When one picks up the guitar, or any instrument, the initial stages of learning are a heady rush. You can’t take in all the basics fast enough, but you’re making music and making progress so you just keep going. At some point, though, you either hit a plateau or you realize that while you’re making music, it doesn’t always sound, well, musical. Or at least as effortlessly musical as other musicians seem to sound.

Total Acoustic Guitar, by Andrew DuBrock, gets you over that initial hump from eager but idling beginner to musical intermediate. The author tackles three major areas – rhythm, finger picking and lead playing – and guides you through the various steps to become more skilled and confident in each of these important facets of acoustic guitar playing.
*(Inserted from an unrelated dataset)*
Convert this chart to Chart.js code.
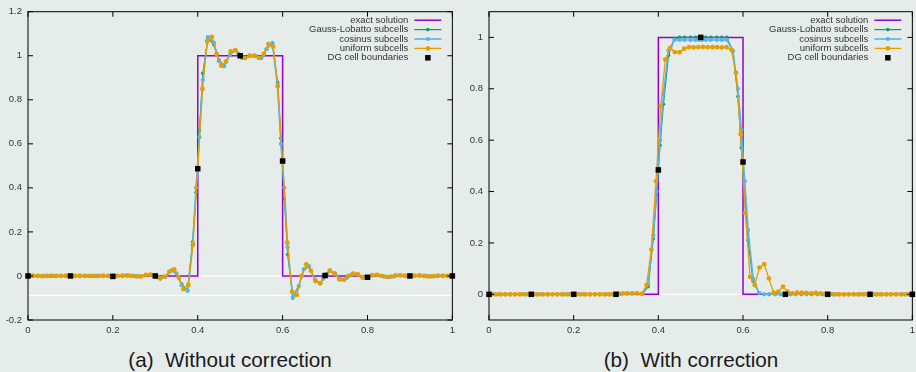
<!DOCTYPE html>
<html>
<head>
<meta charset="utf-8">
<script src="https://cdn.jsdelivr.net/npm/chart.js@4.4.1/dist/chart.umd.min.js"></script>
<style>
  body { margin: 0; background: #e5ecea; width: 916px; height: 372px; overflow: hidden; position: relative;
         font-family: "Liberation Sans", Arial, sans-serif; }
  canvas { position: absolute; top: 0; }
  #chartA { left: 0; }
  #chartB { left: 460px; }
  .caption { position: absolute; top: 350px; width: 400px; font-size: 20.7px; line-height: 20px;
             color: #1a1a1a; white-space: pre; text-align: center; }
</style>
</head>
<body>
<canvas id="chartA" width="460" height="345"></canvas>
<canvas id="chartB" width="460" height="345"></canvas>
<div class="caption" style="left:30px">(a)  Without correction</div>
<div class="caption" style="left:491px">(b)  With correction</div>
<script>
// tick labels
const xTicks = [0, 0.2, 0.4, 0.6, 0.8, 1];
const yTicksA = [-0.2, 0, 0.2, 0.4, 0.6, 0.8, 1, 1.2];
const yTicksB = [0, 0.2, 0.4, 0.6, 0.8, 1];

// exact solution (step)
const exactX = [0, 0.4, 0.4, 0.6, 0.6, 1];
const exactY = [0, 0, 1, 1, 0, 0];

// DG cell boundaries
const dgX = [0, 0.1, 0.2, 0.3, 0.4, 0.5, 0.6, 0.7, 0.8, 0.9, 1];
const dgA = [0, 0, -0.002, 0, 0.487, 1.0, 0.522, 0.002, -0.006, 0, 0];
const dgB = [0, 0, 0, 0, 0.484, 1.0, 0.515, 0, 0, 0, 0];

// subcell positions inside one DG cell (Gauss-Lobatto / cosinus)
const glOffsets = [0.004, 0.012, 0.024, 0.038, 0.05, 0.062, 0.076, 0.088, 0.096];

// (a) without correction
const uniformA = [
  0, 0.001, 0, -0.001, 0, 0.001, 0, 0, 0.001,
  0, 0, 0.001, 0, 0, 0, 0, 0.001, 0,
  0, 0, 0.001, 0.002, 0, -0.002, -0.002, 0.005, 0.006,
  0, -0.01, -0.003, 0.02, 0.03, -0.008, -0.06, -0.041, 0.145,
  0.487, 0.849, 1.065, 1.086, 1.008, 0.955, 0.974, 1.02, 1.025,
  1.0, 0.99, 1.0, 1.0, 0.99, 1.008, 1.053, 1.041, 0.864,
  0.52, 0.151, -0.071, -0.086, 0.0, 0.053, 0.024, -0.023, -0.033,
  0.0, 0.024, 0.012, -0.015, -0.017, 0.0, 0.01, 0.007, -0.008,
  -0.008, 0.004, 0.005, 0.0, -0.004, -0.003, 0.002, 0.003, 0.0,
  0, 0.001, 0.002, 0, -0.002, -0.001, 0.001, 0.001, 0,
  0
];
const glA = [
  0, 0, 0.001, 0, -0.001, 0, 0.001, 0, 0,
  0, 0, 0, 0.001, 0, 0, 0, 0, 0,
  0, 0, 0.001, 0.002, 0, -0.002, 0.002, 0.005, 0.004,
  -0.005, -0.012, -0.003, 0.025, 0.011, -0.036, -0.065, 0.155, 0.38,
  0.66, 0.92, 1.08, 1.05, 0.98, 0.955, 1.005, 1.025, 1.01,
  0.99, 0.99, 1.0, 0.998, 0.99, 1.03, 1.055, 0.88, 0.625,
  0.35, 0.098, -0.095, -0.045, 0.03, 0.042, -0.016, -0.033, -0.012,
  0.009, 0.024, 0.01, -0.016, -0.01, 0.006, 0.008, -0.006, -0.008,
  -0.005, 0.003, 0.005, -0.002, -0.005, -0.002, 0.003, 0.002, 0,
  0, 0.001, 0.002, 0, -0.002, 0, 0.001, 0, 0
];
const cosA = [
  0, 0, 0.001, 0, -0.001, 0, 0.001, 0, 0,
  0, 0, 0, 0.001, 0, 0, 0, 0, 0,
  0, 0, 0.001, 0.002, 0, -0.002, 0.002, 0.005, 0.004,
  -0.005, -0.012, -0.004, 0.025, 0.012, -0.042, -0.068, 0.14, 0.4,
  0.63, 0.89, 1.085, 1.06, 0.975, 0.952, 1.005, 1.025, 1.01,
  0.99, 0.99, 1.0, 0.997, 0.99, 1.03, 1.058, 0.86, 0.6,
  0.4, 0.13, -0.1, -0.048, 0.03, 0.045, -0.016, -0.034, -0.012,
  0.009, 0.024, 0.01, -0.016, -0.01, 0.006, 0.008, -0.006, -0.008,
  -0.005, 0.003, 0.005, -0.002, -0.005, -0.002, 0.003, 0.002, 0,
  0, 0.001, 0.002, 0, -0.002, 0, 0.001, 0, 0
];

// (b) with correction
const uniformB = [
  0, 0, 0, 0, 0, 0, 0, 0, 0,
  0, 0, 0, 0, 0, 0, 0, 0, 0,
  0, 0, 0, 0, 0, 0, 0, 0, 0,
  0.003, 0.004, 0.004, 0.004, 0.004, 0.002, 0.036, 0.174, 0.44,
  0.733, 0.914, 0.959, 0.943, 0.942, 0.956, 0.962, 0.961, 0.962,
  0.963, 0.962, 0.962, 0.962, 0.961, 0.962, 0.952, 0.862, 0.623,
  0.316, 0.068, 0.036, 0.104, 0.117, 0.062, 0.006, 0.01, 0.03,
  0.01, 0.004, 0.006, 0.006, 0.005, 0.004, 0.005, 0.004, 0.003,
  0.001, 0, 0, 0, 0, 0, 0, 0, 0,
  0, 0, 0, 0, 0, 0, 0, 0, 0
];
const glB = [
  0, 0, 0, 0, 0, 0, 0, 0, 0,
  0, 0, 0, 0, 0, 0, 0, 0, 0,
  0, 0, 0, 0, 0, 0, 0, 0, 0,
  0, 0.002, 0.003, 0.003, 0.003, 0.002, 0.03, 0.216, 0.39,
  0.58, 0.74, 0.93, 0.995, 1.0, 1.0, 1.0, 1.0, 1.0,
  1.0, 1.0, 1.0, 1.0, 1.0, 1.0, 0.945, 0.77, 0.57,
  0.37, 0.21, 0.05, 0.005, 0, 0, 0, 0, 0,
  0, 0, 0, 0, 0, 0, 0, 0, 0,
  0, 0, 0, 0, 0, 0, 0, 0, 0,
  0, 0, 0, 0, 0, 0, 0, 0, 0
];
const cosB = [
  0, 0, 0, 0, 0, 0, 0, 0, 0,
  0, 0, 0, 0, 0, 0, 0, 0, 0,
  0, 0, 0, 0, 0, 0, 0, 0, 0,
  0, 0.002, 0.003, 0.003, 0.003, 0.002, 0.04, 0.23, 0.4,
  0.6, 0.78, 0.95, 0.99, 0.99, 0.99, 0.99, 0.99, 0.99,
  0.99, 0.99, 0.99, 0.99, 0.99, 0.99, 0.95, 0.8, 0.64,
  0.44, 0.25, 0.06, 0.005, 0, 0, 0, 0, 0,
  0, 0, 0, 0, 0, 0, 0, 0, 0,
  0, 0, 0, 0, 0, 0, 0, 0, 0,
  0, 0, 0, 0, 0, 0, 0, 0, 0
];

// subcell grids
const xNonUni = [];
for (let c = 0; c < 10; c++) glOffsets.forEach(o => xNonUni.push(+(c / 10 + o).toFixed(4)));
const xUniA = uniformA.map((_, k) => k / 90);          // subcell boundaries
const xUniB = uniformB.map((_, k) => (k + 0.5) / 90);  // subcell centres

const pts = (xs, ys) => xs.map((x, i) => ({ x: x, y: ys[i] }));

const FONT = '"Liberation Sans", Arial, sans-serif';

// white reference lines, frame with inward ticks, and gnuplot-like legend
const gnuFrame = {
    id: "gnuFrame",
    beforeDatasetsDraw(chart, args, opts) {
        const { ctx, chartArea: a, scales: { y } } = chart;
        ctx.save();
        ctx.strokeStyle = "#ffffff";
        ctx.lineWidth = 1.2;
        (opts.whiteLines || []).forEach(v => {
            const py = y.getPixelForValue(v);
            ctx.beginPath();
            ctx.moveTo(a.left, py);
            ctx.lineTo(a.right, py);
            ctx.stroke();
        });
        ctx.restore();
    },
    afterDatasetsDraw(chart) {
        const { ctx, chartArea: a, scales: { x, y } } = chart;
        ctx.save();
        ctx.strokeStyle = "#000";
        ctx.lineWidth = 1;
        ctx.strokeRect(a.left, a.top, a.right - a.left, a.bottom - a.top);
        ctx.beginPath();
        x.ticks.forEach(t => {
            const px = x.getPixelForValue(t.value);
            ctx.moveTo(px, a.bottom); ctx.lineTo(px, a.bottom - 5);
            ctx.moveTo(px, a.top); ctx.lineTo(px, a.top + 5);
        });
        y.ticks.forEach(t => {
            const py = y.getPixelForValue(t.value);
            ctx.moveTo(a.left, py); ctx.lineTo(a.left + 5, py);
            ctx.moveTo(a.right, py); ctx.lineTo(a.right - 5, py);
        });
        ctx.stroke();

        // legend
        ctx.font = "9.5px " + FONT;
        ctx.textAlign = "right";
        ctx.textBaseline = "middle";
        chart.data.datasets.forEach((ds, i) => {
            const yy = a.top + 8.5 + i * 9.4;
            ctx.fillStyle = "#333";
            ctx.fillText(ds.label, a.right - 44, yy);
            const x1 = a.right - 38, x2 = a.right - 11, xm = (x1 + x2) / 2;
            if (ds.showLine !== false) {
                ctx.strokeStyle = ds.borderColor;
                ctx.lineWidth = ds.borderWidth;
                ctx.beginPath();
                ctx.moveTo(x1, yy); ctx.lineTo(x2, yy);
                ctx.stroke();
            }
            if (ds.pointRadius > 0) {
                ctx.fillStyle = ds.backgroundColor;
                if (ds.pointStyle === "rect") {
                    const s = ds.pointRadius * Math.SQRT1_2;
                    ctx.fillRect(xm - s, yy - s, 2 * s, 2 * s);
                } else {
                    ctx.beginPath();
                    ctx.arc(xm, yy, ds.pointRadius, 0, Math.PI * 2);
                    ctx.fill();
                }
            }
        });
        ctx.restore();
    }
};

function makeChart(canvasId, sets, yMin, yMax, yTicks, yWidth, padRight, whiteLines) {
    const tickStyle = { color: "#333", font: { family: FONT, size: 9.5 }, autoSkip: false, maxRotation: 0,
                        callback: v => String(v) };
    new Chart(document.getElementById(canvasId), {
        type: "line",
        data: {
            datasets: [
                { label: "exact solution", data: pts(exactX, exactY), borderColor: "#9400d3",
                  backgroundColor: "#9400d3", borderWidth: 1.5, pointRadius: 0, order: 4 },
                { label: "Gauss-Lobatto subcells", data: pts(xNonUni, sets.gl), borderColor: "#009e73",
                  backgroundColor: "#009e73", borderWidth: 1.2, pointRadius: 1.8, pointBorderWidth: 0, order: 3 },
                { label: "cosinus subcells", data: pts(xNonUni, sets.cos), borderColor: "#56b4e9",
                  backgroundColor: "#56b4e9", borderWidth: 1.6, pointRadius: 2.1, pointBorderWidth: 0, order: 2 },
                { label: "uniform subcells", data: pts(sets.xu, sets.uniform), borderColor: "#e69f00",
                  backgroundColor: "#e69f00", borderWidth: 1.3, pointRadius: 2.4, pointBorderWidth: 0, order: 1 },
                { label: "DG cell boundaries", data: pts(dgX, sets.dg), showLine: false, pointStyle: "rect",
                  pointRadius: 3.9, pointBorderWidth: 0, backgroundColor: "#000", borderColor: "#000",
                  order: 0, clip: false }
            ]
        },
        options: {
            responsive: false,
            animation: false,
            devicePixelRatio: 1,
            elements: { line: { tension: 0 } },
            layout: { padding: { top: 11, right: padRight, left: 0, bottom: 0 } },
            plugins: { legend: { display: false }, tooltip: { enabled: false },
                       gnuFrame: { whiteLines: whiteLines } },
            scales: {
                x: { type: "linear", min: 0, max: 1,
                     afterBuildTicks: s => { s.ticks = xTicks.map(v => ({ value: v })); },
                     afterFit: s => { s.height = 25; },
                     grid: { display: false, drawTicks: false }, border: { display: false },
                     ticks: Object.assign({ padding: 5 }, tickStyle) },
                y: { type: "linear", min: yMin, max: yMax,
                     afterBuildTicks: s => { s.ticks = yTicks.map(v => ({ value: v })); },
                     afterFit: s => { s.width = yWidth; },
                     grid: { display: false, drawTicks: false }, border: { display: false },
                     ticks: Object.assign({ padding: 6 }, tickStyle) }
            }
        },
        plugins: [gnuFrame]
    });
}

makeChart("chartA", { gl: glA, cos: cosA, uniform: uniformA, xu: xUniA, dg: dgA },
          -0.2, 1.2, yTicksA, 28, 7, [0, -0.088]);
makeChart("chartB", { gl: glB, cos: cosB, uniform: uniformB, xu: xUniB, dg: dgB },
          -0.1, 1.1, yTicksB, 29, 6, [0]);
</script>
</body>
</html>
For the “somewhat beyond beginner” guitarist, you’ll find it full of “tips and techniques for becoming a well-rounded player,” as the book’s subtitle aptly states on the cover.

After a brief, but surprisingly thorough overview of the basic skills beginners should know by this point (open position chords and simple strumming – including alternate bass style and easy walking bass lines), Total Acoustic Guitar introduces the reader to syncopation, playing scratch rhythms and rhythm fills, and using arpeggios as a rhythm technique. You also tackle acoustic guitar power chords and learn some very cool and exotic sounding open string chords that are simple variations on the open position chords you learned when you first started playing guitar.
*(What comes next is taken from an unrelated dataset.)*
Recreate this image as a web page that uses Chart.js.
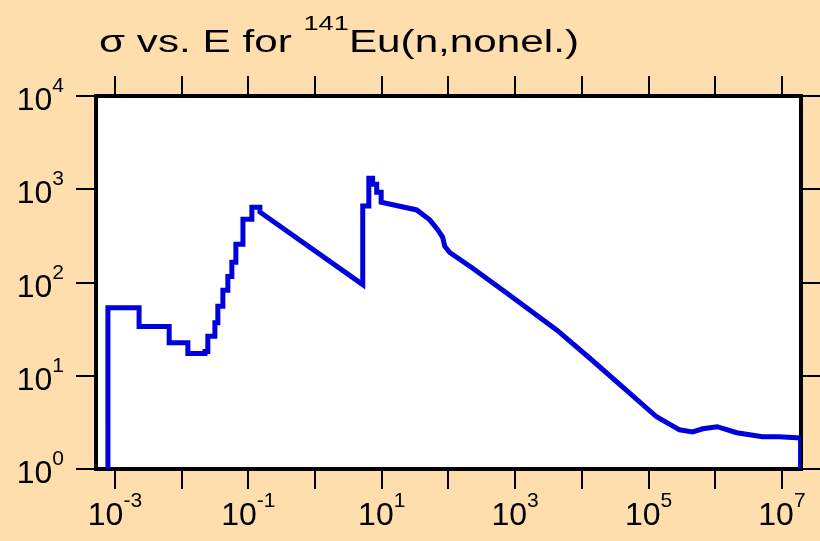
<!DOCTYPE html>
<html>
<head>
<meta charset="utf-8">
<script src="https://cdn.jsdelivr.net/npm/chart.js@4.4.1/dist/chart.umd.min.js"></script>
<style>
  html, body { margin:0; padding:0; background:#FFDEAD; }
  canvas { display:block; }
</style>
</head>
<body>
<canvas id="xsChart" width="820" height="541"></canvas>
<script>
// neutron energy (eV) and cross section (b)
const energy = [
  7.85e-4, 7.85e-4, 2.3e-3, 2.3e-3, 6.5e-3, 6.5e-3, 0.0124, 0.0124, 0.0224, 0.0224,
  0.0247, 0.0247, 0.0315, 0.0315, 0.0349, 0.0349, 0.0415, 0.0415, 0.0493, 0.0493,
  0.0566, 0.0566, 0.065, 0.065, 0.083, 0.083, 0.113, 0.113, 0.149, 0.149,
  5.19, 5.19, 6.4, 6.4, 7.3, 7.3, 8.4, 8.4, 9.8, 9.8,
  33.4, 52.4, 69, 82, 88, 104.5, 231, 746, 4190, 13060,
  40700, 131800, 291000, 457000, 6.5e5, 1.07e6, 2.1e6, 5.1e6, 9.1e6, 1.9e7, 1.9e7
];
const sigma = [
  1, 53.5, 53.5, 33.7, 33.7, 22.6, 22.6, 17.3, 17.3, 18.2,
  18.2, 26.5, 26.5, 37, 37, 55.6, 55.6, 82.6, 82.6, 116,
  116, 165, 165, 257, 257, 476, 476, 640, 640, 570,
  95, 660, 660, 1313, 1313, 1130, 1130, 930, 930, 725,
  600, 470, 368, 305, 245, 210, 142, 77, 31, 15.5,
  7.6, 3.63, 2.63, 2.5, 2.7, 2.84, 2.45, 2.22, 2.22, 2.15, 1
];

const xDecades = [-3, -2, -1, 0, 1, 2, 3, 4, 5, 6, 7];
const xLabelExps = [-3, -1, 1, 3, 5, 7];
const yDecades = [0, 1, 2, 3, 4];

const FONT = '"Liberation Sans", Arial, sans-serif';
const BG = '#FFDEAD';

const points = energy.map((e, i) => ({x: e, y: sigma[i]}));

function decadeTicks(list) {
  return axis => { axis.ticks = list.map(e => ({value: Math.pow(10, e)})); };
}

function axisOpts(pos, decades, len) {
  return {
    type: 'logarithmic',
    position: pos,
    afterBuildTicks: decadeTicks(decades),
    ticks: {display: false},
    grid: {drawOnChartArea: false, drawTicks: true, tickLength: len, tickWidth: 2,
           tickColor: '#000', lineWidth: 4, color: '#000'},
    border: {display: true, color: '#000', width: 4}
  };
}

const frame = {
  id: 'frame',
  beforeDraw(chart) {
    const {ctx, chartArea: a} = chart;
    ctx.save();
    ctx.fillStyle = BG;
    ctx.fillRect(0, 0, chart.width, chart.height);
    ctx.fillStyle = '#fff';
    ctx.fillRect(a.left, a.top, a.right - a.left, a.bottom - a.top);
    ctx.restore();
  },
  afterDraw(chart) {
    const ctx = chart.ctx;
    const xs = chart.scales.x, ys = chart.scales.y;
    ctx.save();
    ctx.fillStyle = '#000';
    ctx.textBaseline = 'alphabetic';

    // powers of ten on the axes
    const big = '32px ' + FONT, small = '21px ' + FONT;
    function pow10(exp, x, y, align) {
      ctx.font = big;
      const w1 = ctx.measureText('10').width;
      ctx.font = small;
      const w2 = ctx.measureText(String(exp)).width;
      let x0 = align === 'right' ? x - w1 - w2 : x - (w1 + w2) / 2;
      ctx.font = big;
      ctx.fillText('10', x0, y);
      ctx.font = small;
      ctx.fillText(String(exp), x0 + w1, y - 18);
    }
    xLabelExps.forEach(e => pow10(e, xs.getPixelForValue(Math.pow(10, e)), 525, 'center'));
    yDecades.forEach(e => pow10(e, 64, ys.getPixelForValue(Math.pow(10, e)) + 14, 'right'));

    // title with superscript mass number
    const t1 = '\u03c3 vs. E for ', t2 = '141', t3 = 'Eu(n,nonel.)';
    const tBig = '31px ' + FONT, tSmall = '20px ' + FONT;
    ctx.font = tBig;
    const a1 = ctx.measureText(t1).width, a3 = ctx.measureText(t3).width;
    ctx.font = tSmall;
    const a2 = ctx.measureText(t2).width;
    const sx = 480 / (a1 + a2 + a3);
    ctx.translate(99, 52);
    ctx.scale(sx, 1);
    ctx.font = tBig;
    ctx.fillText(t1, 0, 0);
    ctx.font = tSmall;
    ctx.fillText(t2, a1, -22);
    ctx.font = tBig;
    ctx.fillText(t3, a1 + a2, 0);
    ctx.restore();
  }
};

new Chart(document.getElementById('xsChart'), {
  type: 'line',
  data: {
    datasets: [{
      data: points,
      borderColor: '#0000dd',
      borderWidth: 5,
      pointRadius: 0,
      tension: 0,
      borderJoinStyle: 'miter',
      fill: false
    }]
  },
  options: {
    responsive: false,
    animation: false,
    events: [],
    layout: {padding: {left: 76, right: 0, top: 76, bottom: 52}},
    plugins: {legend: {display: false}, title: {display: false}, tooltip: {enabled: false}},
    scales: {
      x: Object.assign(axisOpts('bottom', xDecades, 20), {min: 5.2e-4, max: 1.93e7}),
      xTop: Object.assign(axisOpts('top', xDecades, 20), {min: 5.2e-4, max: 1.93e7}),
      y: Object.assign(axisOpts('left', yDecades, 20), {min: 1, max: 1e4}),
      yRight: Object.assign(axisOpts('right', yDecades, 19), {min: 1, max: 1e4})
    }
  },
  plugins: [frame]
});
</script>
</body>
</html>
The fingerpicking section starts out with very simple and basic picking patterns and takes you up through Travis picking and pinching techniques. You’ll be able to play some impressive blues and finger style guitar when you’ve worked your way through this part of the book.

The final section on leads teaches both technique and the basic theory necessary to understand how to apply the techniques to the music you play. Pentatonic scales (major and minor) and blues scales are examined, as well as the normal major scale and natural minor. You also get instruction on mixing scales to fit the mood and style of a song. DuBrock also teaches the importance of slurs (hammer-ons, pull-offs, slides and bends) and his teachings of the use of open strings and double stop playing will make your acoustic solos sing out.

The CD that accompanies this book is well produced. DuBrock has made very good arrangements of familiar Public Domain songs to illustrate the techniques he teaches. All the audio examples are clear and the reader should find them all very helpful.

Andrew DuBrock is an outstanding teacher as well as a fine writer. Anyone who’s read Acoustic Guitar Magazine at any point in the last ten years is undoubtedly familiar with his fantastic work as both writer and editor. He has an incredible knack for making the trickiest of techniques understandable to anyone and his writing is as interesting and entertaining as it is enlightening and educational. More important, he can inspire you to take the steps needed to take your playing to the next level. He is encouraging and supportive all along the way, just through his written words alone.

If you’re relatively new to the guitar and have gotten to a point in your playing where you’re wondering if you’re ever going to be better and make everything thing click musically, then you should give Total Acoustic Guitar a read. If you follow DuBrock’s instruction and advice, you will undoubtedly see and hear marked improvement in your guitar playing.

This is another book that will go on the Guitar Noise “Highly Recommended” book carousel!